Heavy Industries: Big Art Business

An article from the Spring 2012 issue of Canadian Art

By

POSTED: MAY 31, 2012

CALGARY Myfanwy MacLeod’s giant house sparrows in Vancouver. Inges Idee’s runaway running track in Edmonton. Jill Anholt’s stormwater-treatment arches in Toronto. Douglas Coupland’s Painters Eleven tribute in Oshawa. All of them come from one place: the 36,000-square-foot shop of Heavy Industries, a Calgary company that does most of its $6-million-a-year business fabricating, installing and project-managing public art.

“Art’s kind of our bread and butter,” company president Ryan Bessant said on a recent tour. “It’s funny how public-art funding is sometimes perceived as money flushed down the toilet,” he added, pointing out that many projects deemed “public art” are privately funded through percent-for-art programs, and employ hundreds of people down the line—“consultants, construction teams and sometimes us, too.”

Heavy’s entrance is lined with tiny maquettes of projects—like Idee’s 20-metre-long raindrop and Coupland’s War of 1812 monument—reminders, perhaps, that the busy company itself had a modest beginning. In 2003, Bessant was studying engineering at the University of Calgary when his landlord, Dwayne Lehman, a developer of CNC milling machines (think large 3-D printers), decided to store some equipment in the garage. Bessant, intrigued by the technology, started working with Lehman. They created Heavy Industries as a means of demonstrating CNC machines to potential buyers. “Year one, our goal was $250,000,’” Bessant recalls. “We did $600,000.”

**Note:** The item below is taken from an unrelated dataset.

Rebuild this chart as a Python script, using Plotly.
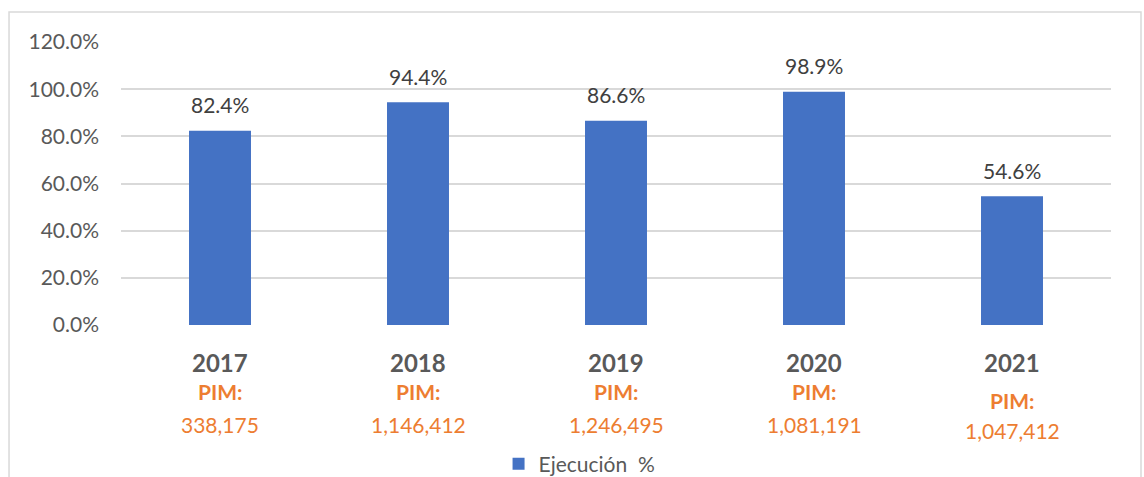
import plotly.graph_objects as go

years = ["2017", "2018", "2019", "2020", "2021"]
ejecucion = [82.4, 94.4, 86.6, 98.9, 54.6]
pim = ["338,175", "1,146,412", "1,246,495", "1,081,191", "1,047,412"]
y_ticks = [0, 20, 40, 60, 80, 100, 120]
y_tick_labels = ["0.0%", "20.0%", "40.0%", "60.0%", "80.0%", "100.0%", "120.0%"]

FONT = "Lato"
BLUE = "#4472C4"
ORANGE = "#ED7D31"
GRID = "#D9D9D9"

fig = go.Figure()
fig.add_trace(go.Bar(
    x=years, y=ejecucion, name="Ejecución\u00a0\u00a0%",
    marker=dict(color=BLUE, line=dict(width=0)),
    hoverinfo="skip",
))

for i, (yr, v, p) in enumerate(zip(years, ejecucion, pim)):
    fig.add_annotation(x=i, y=v, xref="x", yref="y", text=f"{v:.1f}%",
                       showarrow=False, yanchor="middle", yshift=26,
                       font=dict(family=FONT, size=21, color="#404040"))
    fig.add_annotation(x=i, y=0, xref="x", yref="paper", text=f"<b>{yr}</b>",
                       showarrow=False, yanchor="middle", yshift=-37,
                       font=dict(family=FONT, size=24, color="#595959"))
    s1 = 9 if i == 4 else 0
    s2 = 6 if i == 4 else 0
    fig.add_annotation(x=i, y=0, xref="x", yref="paper", text="<b>PIM:</b>",
                       showarrow=False, yanchor="middle", yshift=-66 - s1,
                       font=dict(family=FONT, size=21, color=ORANGE))
    fig.add_annotation(x=i, y=0, xref="x", yref="paper", text=p,
                       showarrow=False, yanchor="middle", yshift=-99 - s2,
                       font=dict(family=FONT, size=21, color=ORANGE))

fig.update_layout(
    width=1144, height=477,
    margin=dict(l=121, r=33, t=42, b=152, autoexpand=False),
    paper_bgcolor="white", plot_bgcolor="white",
    bargap=0.687,
    showlegend=True,
    legend=dict(orientation="h", xref="container", yref="container",
                x=0.4358, xanchor="left", y=0.0273, yanchor="middle",
                font=dict(family=FONT, size=21, color="#595959"),
                bgcolor="rgba(0,0,0,0)"),
    shapes=[dict(type="rect", xref="paper", yref="paper",
                 x0=-0.1131, x1=1.0303, y0=-0.56, y1=1.106,
                 line=dict(color=GRID, width=1.5), layer="below")],
    xaxis=dict(type="category", showticklabels=False, showgrid=False, showline=False,
               zeroline=False, range=[-0.5, 4.5], fixedrange=True),
    yaxis=dict(range=[0, 120], tickvals=y_ticks, ticktext=y_tick_labels,
               showgrid=True, gridcolor=GRID, gridwidth=1.5, zeroline=False,
               showline=False, ticks="", ticklen=0, automargin=False,
               ticklabelstandoff=21,
               tickfont=dict(family=FONT, size=21, color="#595959")),
)

fig.write_html("out.html")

Heavy now employs 43 people full-time, many of them art-school grads like Dave Baxter, the “airbrush genius” (official title: coatings manager) who finished MacLeod’s birds. Baxter, sporting a handlebar moustache and a Harley-Davidson sweatshirt, said he first learned airbrushing in a commercial-arts class at the Alberta College of Art and Design. Another ACAD alumnus manages Heavy’s sculpting department, while an OCAD University grad oversees quality control.

Not everything Heavy produces is art. The company has also attracted the kind of fun, kitschy work many gallery-goers might scorn: a five-metre-tall beaver that’s the pride of Beaverlodge, Alberta; a massive Fender Stratocaster that hangs above the entranceway of one of Calgary’s Guitarworks stores; and a gigantic bull that puffs “smoke” as the NFL’s Houston Texans stride onto home field.

Bessant has carved a company niche by offering everything from design to manufacture to installation to maintenance. What it can’t build, it delivers to craftspeople, like Red Deer’s Harman Sculpture Foundry. And to ensure that business remains brisk, the company keeps track of Alberta’s public-art calls and assists client artists with related proposals.

The fruits of this strategy fill the shop floor. Current projects include Ballast, a large, stylized ship’s prow by the Los Angeles–based Canadian artist Jed Lind that will be installed outside a new Toronto condo, and TransitStory by Vancouver’s Anholt, a collection of 30 intricately welded steel figures soon to stand along Calgary’s downtown C-Train platforms.

Whatever comes next, one thing’s for certain: it will be huge.